Being in the book business hasn't been an easy game this year. Store shutterings, profit nose-dives, the folding of book review sections, and even literacy itself is on the decline. Harry Potter couldn't save them this year either.
"It's one of those years -- they come along every once in a while -- where everyone worries and pulls their hair," said Marie Arana, editor of the Washington Post Book World, to Scott Timberg of the Los Angeles Times.
The uncertainty around technological change is responsible for both hopes and fears within the industry, said Jonathan Galassi, editor in chief of Farrar, Straus & Giroux.
"The delivery of the content of a book in different forms and formats is making people nervous," he said, not quite uttering the name "Kindle." "So we're trying to publish in a lot of different formats because we don't know where the readers are going to be.

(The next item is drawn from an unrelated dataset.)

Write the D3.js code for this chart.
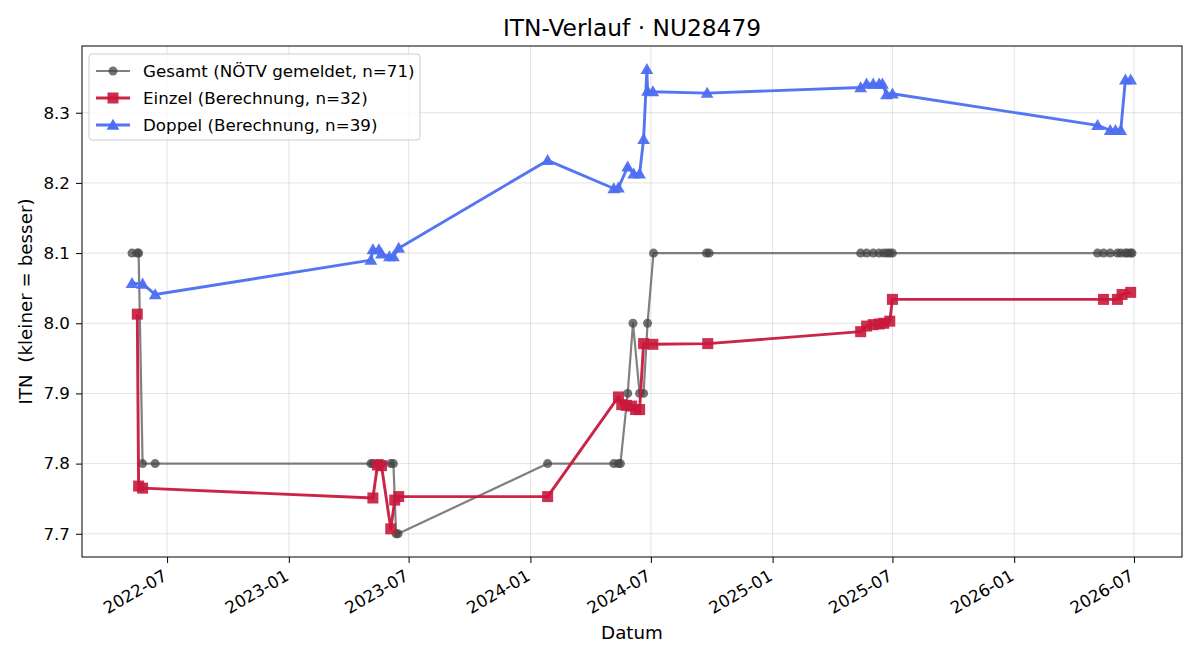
<!DOCTYPE html>
<html>
<head>
  <meta charset="utf-8">
  <title>ITN-Verlauf · NU28479</title>
  <style>
    body { margin: 0; background: #fff; }
    svg, svg text { font-family: "DejaVu Sans", sans-serif; }
    .grid line { stroke: #b0b0b0; stroke-opacity: 0.35; stroke-width: 1; }
  </style>
</head>
<body>
<svg width="1200" height="660"></svg>
<script src="https://cdn.jsdelivr.net/npm/d3@7"></script>
<script>
// Daten
const gesamtDates = [
  "2022-05-09","2022-05-17","2022-05-19","2022-05-25","2022-06-13",
  "2023-05-05","2023-05-08","2023-05-15","2023-05-21","2023-06-04","2023-06-08","2023-06-12","2023-06-15",
  "2024-01-27","2024-05-06","2024-05-13","2024-05-16","2024-05-27","2024-06-04","2024-06-14","2024-06-20","2024-06-26","2024-07-05",
  "2024-09-23","2024-09-27",
  "2025-05-14","2025-05-23","2025-06-02","2025-06-11","2025-06-18","2025-06-23","2025-06-27","2025-07-01",
  "2026-05-07","2026-05-16","2026-05-26","2026-06-06","2026-06-11","2026-06-18","2026-06-21","2026-06-26","2026-06-28"
];
const gesamtITN = [
  8.1, 8.1, 8.1, 7.8, 7.8,
  7.8, 7.8, 7.8, 7.8, 7.8, 7.8, 7.7, 7.7,
  7.8, 7.8, 7.8, 7.8, 7.9, 8.0, 7.9, 7.9, 8.0, 8.1,
  8.1, 8.1,
  8.1, 8.1, 8.1, 8.1, 8.1, 8.1, 8.1, 8.1,
  8.1, 8.1, 8.1, 8.1, 8.1, 8.1, 8.1, 8.1, 8.1
];

const einzelDates = [
  "2022-05-17","2022-05-19","2022-05-25",
  "2023-05-08","2023-05-15","2023-05-21","2023-06-04","2023-06-10","2023-06-16",
  "2024-01-27","2024-05-13","2024-05-18","2024-05-25","2024-06-02","2024-06-08","2024-06-14","2024-06-20","2024-07-04",
  "2024-09-25",
  "2025-05-14","2025-05-23","2025-06-02","2025-06-11","2025-06-18","2025-06-27","2025-07-01",
  "2026-05-16","2026-06-06","2026-06-13","2026-06-26"
];
const einzelITN = [
  8.013, 7.768, 7.765,
  7.751, 7.798, 7.797, 7.707, 7.748, 7.753,
  7.753, 7.895, 7.884, 7.883, 7.882, 7.877, 7.877, 7.971, 7.970,
  7.971,
  7.988, 7.996, 7.998, 7.999, 8.000, 8.003, 8.034,
  8.034, 8.034, 8.041, 8.044
];

const doppelDates = [
  "2022-05-09","2022-05-25","2022-06-13",
  "2023-05-05","2023-05-08","2023-05-17","2023-05-21","2023-06-02","2023-06-08","2023-06-16",
  "2024-01-27","2024-05-06","2024-05-13","2024-05-27","2024-06-05","2024-06-14","2024-06-20","2024-06-25","2024-06-26","2024-07-04",
  "2024-09-24",
  "2025-05-14","2025-05-23","2025-06-02","2025-06-11","2025-06-16","2025-06-22","2025-07-01",
  "2026-05-07","2026-05-26","2026-06-03","2026-06-11","2026-06-18","2026-06-26"
];
const doppelITN = [
  8.057, 8.056, 8.041,
  8.090, 8.105, 8.105, 8.099, 8.095, 8.095, 8.107,
  8.232, 8.192, 8.193, 8.223, 8.213, 8.213, 8.262, 8.362, 8.331, 8.330,
  8.328,
  8.336, 8.341, 8.341, 8.341, 8.341, 8.326, 8.327,
  8.282, 8.275, 8.275, 8.275, 8.347, 8.347
];

const legendLabels = [
  "Gesamt (NÖTV gemeldet, n=71)",
  "Einzel (Berechnung, n=32)",
  "Doppel (Berechnung, n=39)"
];
const yTicks = [7.7, 7.8, 7.9, 8.0, 8.1, 8.2, 8.3];

// Aufbereitung
const parse = d3.timeParse("%Y-%m-%d");
function zip(dates, vals) {
  return dates.map((d, i) => ({ date: parse(d), v: vals[i] }));
}
const series = [
  { key: "gesamt", data: zip(gesamtDates, gesamtITN), color: "#555555", lw: 2.2, lineOpacity: 0.75, marker: "circle", mfill: "#444444" },
  { key: "einzel", data: zip(einzelDates, einzelITN), color: "#c8183c", lw: 2.9, lineOpacity: 0.95, marker: "square", mfill: "#c8183c" },
  { key: "doppel", data: zip(doppelDates, doppelITN), color: "#4d6ef2", lw: 2.9, lineOpacity: 0.95, marker: "triangle", mfill: "#4d6ef2" }
];

const svg = d3.select("svg");
const m = { left: 82, right: 1182, top: 46, bottom: 557 };
const FS_TICK = 16.7, FS_LAB = 18.3, FS_TITLE = 23.3, FS_LEG = 16.7;

const all = series.flatMap(s => s.data);
const [d0, d1] = d3.extent(all, d => d.date);
const dpad = (d1 - d0) * 0.05;
const [v0, v1] = d3.extent(all, d => d.v);
const vpad = (v1 - v0) * 0.05;

const x = d3.scaleTime()
  .domain([new Date(+d0 - dpad), new Date(+d1 + dpad)])
  .range([m.left, m.right]);
const y = d3.scaleLinear()
  .domain([v0 - vpad, v1 + vpad])
  .range([m.bottom, m.top]);

const xTicks = d3.timeMonth.every(6).range(new Date(2022, 6, 1), new Date(2026, 7, 1));

// Gitter
const grid = svg.append("g").attr("class", "grid");
grid.selectAll(".gx").data(xTicks).enter().append("line")
  .attr("x1", d => x(d)).attr("x2", d => x(d))
  .attr("y1", m.top).attr("y2", m.bottom);
grid.selectAll(".gy").data(yTicks).enter().append("line")
  .attr("x1", m.left).attr("x2", m.right)
  .attr("y1", d => y(d)).attr("y2", d => y(d));

// Achsen
const xAxis = svg.append("g")
  .attr("transform", `translate(0,${m.bottom})`)
  .call(d3.axisBottom(x).tickValues(xTicks).tickFormat(d3.timeFormat("%Y-%m")).tickSizeOuter(0).tickSize(6));
xAxis.attr("font-family", null).attr("font-size", null);
xAxis.select(".domain").remove();
xAxis.selectAll("text")
  .style("font-size", FS_TICK + "px")
  .style("font-family", "DejaVu Sans")
  .attr("fill", "#000")
  .attr("text-anchor", "end")
  .attr("x", 0).attr("y", 0)
  .attr("dy", "0.78em")
  .attr("transform", "translate(-6,11) rotate(-30)");
xAxis.selectAll("line").attr("stroke", "#000").attr("stroke-width", 1);

const yAxis = svg.append("g")
  .attr("transform", `translate(${m.left},0)`)
  .call(d3.axisLeft(y).tickValues(yTicks).tickFormat(d3.format(".1f")).tickSizeOuter(0).tickSize(6).tickPadding(6));
yAxis.attr("font-family", null).attr("font-size", null);
yAxis.select(".domain").remove();
yAxis.selectAll("text")
  .style("font-size", FS_TICK + "px")
  .style("font-family", "DejaVu Sans")
  .attr("fill", "#000");
yAxis.selectAll("line").attr("stroke", "#000").attr("stroke-width", 1);

// Linien und Marker
const line = d3.line().x(d => x(d.date)).y(d => y(d.v));
const tri = d3.symbol().type(d3.symbolTriangle).size(70);

series.forEach(s => {
  const g = svg.append("g").attr("class", s.key);
  g.append("path")
    .datum(s.data)
    .attr("d", line)
    .attr("fill", "none")
    .attr("stroke", s.color)
    .attr("stroke-width", s.lw)
    .attr("stroke-opacity", s.lineOpacity)
    .attr("stroke-linejoin", "round");
  const pts = g.selectAll(".pt").data(s.data).enter();
  if (s.marker === "circle") {
    pts.append("circle")
      .attr("cx", d => x(d.date)).attr("cy", d => y(d.v)).attr("r", 4.5)
      .attr("fill", s.mfill).attr("fill-opacity", 0.75);
  } else if (s.marker === "square") {
    pts.append("rect")
      .attr("x", d => x(d.date) - 5.5).attr("y", d => y(d.v) - 5.5)
      .attr("width", 11).attr("height", 11)
      .attr("fill", s.mfill).attr("fill-opacity", 0.9);
  } else {
    pts.append("path")
      .attr("d", tri)
      .attr("transform", d => `translate(${x(d.date)},${y(d.v) + 1})`)
      .attr("fill", s.mfill).attr("fill-opacity", 0.95);
  }
});

// Rahmen
svg.append("rect")
  .attr("x", m.left).attr("y", m.top)
  .attr("width", m.right - m.left).attr("height", m.bottom - m.top)
  .attr("fill", "none").attr("stroke", "#000").attr("stroke-width", 1);

// Titel und Beschriftungen
svg.append("text")
  .attr("x", (m.left + m.right) / 2).attr("y", 36)
  .attr("text-anchor", "middle").style("font-size", FS_TITLE + "px")
  .text("ITN-Verlauf · NU28479");
svg.append("text")
  .attr("x", (m.left + m.right) / 2).attr("y", 639)
  .attr("text-anchor", "middle").style("font-size", FS_LAB + "px")
  .text("Datum");
svg.append("text")
  .attr("transform", `translate(32,${(m.top + m.bottom) / 2}) rotate(-90)`)
  .attr("text-anchor", "middle").style("font-size", FS_LAB + "px")
  .style("white-space", "pre")
  .text("ITN  (kleiner = besser)");

// Legende
const lg = svg.append("g").attr("transform", "translate(89,54)");
lg.append("rect")
  .attr("width", 331).attr("height", 86).attr("rx", 3)
  .attr("fill", "#fff").attr("fill-opacity", 0.8)
  .attr("stroke", "#cccccc").attr("stroke-width", 1);
series.forEach((s, i) => {
  const yy = 17 + i * 27;
  const row = lg.append("g").attr("transform", `translate(0,${yy})`);
  row.append("line")
    .attr("x1", 7).attr("x2", 41).attr("y1", 0).attr("y2", 0)
    .attr("stroke", s.color).attr("stroke-width", s.lw).attr("stroke-opacity", s.lineOpacity);
  if (s.marker === "circle") {
    row.append("circle").attr("cx", 24).attr("cy", 0).attr("r", 4.5)
      .attr("fill", s.mfill).attr("fill-opacity", 0.75);
  } else if (s.marker === "square") {
    row.append("rect").attr("x", 18.5).attr("y", -5.5).attr("width", 11).attr("height", 11)
      .attr("fill", s.mfill).attr("fill-opacity", 0.9);
  } else {
    row.append("path").attr("d", tri).attr("transform", "translate(24,1)")
      .attr("fill", s.mfill);
  }
  row.append("text")
    .attr("x", 54).attr("y", 0).attr("dy", "0.35em")
    .style("font-size", FS_LEG + "px")
    .text(legendLabels[i]);
});
</script>
</body>
</html>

A lot of us in the publishing industry started out when we still used carbon paper and manual typewriters."
With book sections diminishing at publications all over the country, John Freeman, president of the National Book Critics Circle, said his group is asking: How do we continue having literary discussions at a high level, accessible to a lot of people, as newspapers change and the way that people get their news changes?
To Freeman, part of the problem is the way bookselling is becoming a winner-take-all game, with the lion's share of promotion going to a few bestselling authors, leaving the rest to fend for themselves in an ever-more-crowded publishing environment. (Roughly 200,000 titles were published this year.)
"It's a constant high-stakes game for the front-list," he said. "That means anxiety levels will always be very high."